Basar oder Bauchladen

■ Die erste gemeinsame TV-Messe der deutschen Sender findet im Juni in Köln statt. Ausländische Anbieter zeigen sich zurückhaltend

Der deutsche Fernsehmarkt will erwachsen werden: Mussten bisher Programmeinkäufer der deutschen Sender immer ins Ausland reisen, um internationale Produktionen für den heimischen Markt zu ergattern, sollen jetzt die Anbieter zum Kunden kommen. Anfang Juni findet die erste gemeinsame Fernsehmesse der deutschen TV-Sender in Köln statt. Bei diesen „Cologne Screenings“ wird dann natürlich auch versucht, das deutsche Programmangebot global an den Mann zu bringen.

Die TV-Messe ist das erste große Projekt von Ex-RTL-Chef Helmut Thoma, der jetzt als Medienberater der NRW-Landesregierung dem „Medienstandort“ Nordrhein-Westfalen zum Höhenflug verhelfen soll. Die Idee klingt plausibel, schließlich ist Deutschland der zweitgrößte Fernsehmarkt der Welt. Alle Spartenangebote mitgerechnet, machen hier rund 100 Sender Programm.

Heute werden die „Cologne Screenings“ auf der US-Fernsehmesse NATPE in New Orleans der internationalen TV-Branche vorgestellt.

Unklar ist nur, ob die auf eine weitere Verkaufsveranstaltung wartet. Denn zweimal im Jahr trifft man sich bereits in Europa, bei der MIP-TV im Frühjahr und der Mipcom im Herbst – zu schöner Jahreszeit am Mittelmeer in Cannes. Ob die Aussicht, im Sommer an den Rhein zu reisen, beim eitlen Fernsehvolk da auf viel Gegenliebe stößt, bleibt abzuwarten.

Immerhin die Briten haben schon zugesagt: Die BBC sowie die Produktionsfirmen Granada und Pearson sind dabei. Auf der NATPE sollen jetzt die US-Firmen zum Kommen bewegt werden. Von deutscher Seite sind neben WDR und ZDF erst RTL und einige Produktions- und Filmhandelsfirmen der Kirch-Gruppe im Boot. Pro 7, Sat.1 und die anderen ARD-Anstalten haben noch nicht über ihre Teilnahme entschieden.

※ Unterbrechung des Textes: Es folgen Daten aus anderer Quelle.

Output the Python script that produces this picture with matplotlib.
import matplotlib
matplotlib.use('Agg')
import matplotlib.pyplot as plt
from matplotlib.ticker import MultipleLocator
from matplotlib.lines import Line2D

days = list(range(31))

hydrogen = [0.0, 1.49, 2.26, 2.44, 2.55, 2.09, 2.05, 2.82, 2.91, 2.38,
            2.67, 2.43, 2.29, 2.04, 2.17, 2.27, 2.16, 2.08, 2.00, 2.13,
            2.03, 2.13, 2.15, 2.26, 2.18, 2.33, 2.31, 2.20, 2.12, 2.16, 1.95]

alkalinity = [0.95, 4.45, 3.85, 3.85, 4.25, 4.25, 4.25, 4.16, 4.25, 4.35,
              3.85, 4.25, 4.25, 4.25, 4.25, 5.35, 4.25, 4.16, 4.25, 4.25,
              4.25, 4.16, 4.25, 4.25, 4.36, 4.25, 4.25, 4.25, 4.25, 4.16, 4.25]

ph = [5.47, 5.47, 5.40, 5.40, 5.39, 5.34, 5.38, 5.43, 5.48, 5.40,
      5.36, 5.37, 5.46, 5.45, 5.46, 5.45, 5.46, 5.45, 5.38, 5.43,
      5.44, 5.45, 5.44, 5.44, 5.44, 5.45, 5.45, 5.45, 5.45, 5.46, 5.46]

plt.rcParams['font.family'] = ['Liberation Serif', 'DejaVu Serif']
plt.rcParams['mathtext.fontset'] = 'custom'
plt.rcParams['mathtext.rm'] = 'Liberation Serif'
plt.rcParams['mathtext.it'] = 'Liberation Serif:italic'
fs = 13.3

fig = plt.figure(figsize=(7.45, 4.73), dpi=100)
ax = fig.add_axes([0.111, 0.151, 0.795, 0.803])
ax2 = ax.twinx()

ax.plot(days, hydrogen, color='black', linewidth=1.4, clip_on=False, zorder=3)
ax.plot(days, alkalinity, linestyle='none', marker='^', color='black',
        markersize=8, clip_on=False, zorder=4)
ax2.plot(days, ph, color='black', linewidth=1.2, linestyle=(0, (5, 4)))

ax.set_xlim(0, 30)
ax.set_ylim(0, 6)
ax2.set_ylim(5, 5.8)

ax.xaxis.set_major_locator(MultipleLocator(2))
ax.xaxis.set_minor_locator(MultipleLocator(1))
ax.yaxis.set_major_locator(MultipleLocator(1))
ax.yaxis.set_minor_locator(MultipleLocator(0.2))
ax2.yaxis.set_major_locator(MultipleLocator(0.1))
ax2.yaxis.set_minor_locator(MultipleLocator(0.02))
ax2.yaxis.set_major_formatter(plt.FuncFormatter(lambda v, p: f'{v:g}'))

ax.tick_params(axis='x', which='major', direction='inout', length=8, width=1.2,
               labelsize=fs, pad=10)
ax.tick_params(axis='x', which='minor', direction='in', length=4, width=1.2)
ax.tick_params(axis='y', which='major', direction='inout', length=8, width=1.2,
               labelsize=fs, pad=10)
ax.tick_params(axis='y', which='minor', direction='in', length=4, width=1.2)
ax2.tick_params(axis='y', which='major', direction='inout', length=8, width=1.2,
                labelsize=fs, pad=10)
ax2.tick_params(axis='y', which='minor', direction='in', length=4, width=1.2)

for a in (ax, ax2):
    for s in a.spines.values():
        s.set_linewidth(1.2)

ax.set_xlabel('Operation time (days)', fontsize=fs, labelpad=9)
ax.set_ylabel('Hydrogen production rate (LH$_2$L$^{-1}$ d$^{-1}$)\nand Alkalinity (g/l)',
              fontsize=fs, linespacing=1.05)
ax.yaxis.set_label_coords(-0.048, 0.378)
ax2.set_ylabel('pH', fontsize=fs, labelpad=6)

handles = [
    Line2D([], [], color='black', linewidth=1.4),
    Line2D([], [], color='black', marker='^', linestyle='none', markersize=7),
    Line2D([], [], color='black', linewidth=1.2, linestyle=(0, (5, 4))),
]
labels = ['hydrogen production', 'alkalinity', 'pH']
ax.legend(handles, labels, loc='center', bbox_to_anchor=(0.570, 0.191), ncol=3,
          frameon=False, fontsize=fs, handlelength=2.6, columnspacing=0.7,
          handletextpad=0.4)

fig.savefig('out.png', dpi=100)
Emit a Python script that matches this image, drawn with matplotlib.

Helmut Thoma ist zumindest zuversichtlich: Nach dem gemeinsamen Deutschen Fernsehpreis und der Telemesse für den Werbezeitenverkauf, die ebenfalls in NRW stattfinden, sei die Etablierung eines starken Platzes für den Programmhandel ein logischer Schritt. Köln biete im Gegensatz zu den eher auf Show und Glamour angelegten Messen in Cannes außerdem die Chance, informell und ohne großen Aufwand zu verhandeln.

Tatsächlich mehrte sich in den vergangenen Jahren der Unmut vieler Sender und vor allem der großen US-Studios über die Kosten und die Unübersichtlichkeit von Cannes. Für viele kleinere Stationen und Produktionsfirmen waren MIP-TV und Mipcom ohnehin immer zu teuer: Rund 3.000 Mark kostet allein der Eintritt pro Firma, wer sich mit Messestand und eigenem Programm präsentiert, kann gleich ein paar Nullen an diesen Betrag anhängen.

In Köln, so versichern die „Cologne Screenings“-Organsiatoren von NRW-Staatskanzlei und der Medienberatungsfirma HMR International, ist im „Pilotjahr 2000“ alles viel günstiger zu haben. Ob das allein ausreicht, müssen die nächsten Monate zeigen.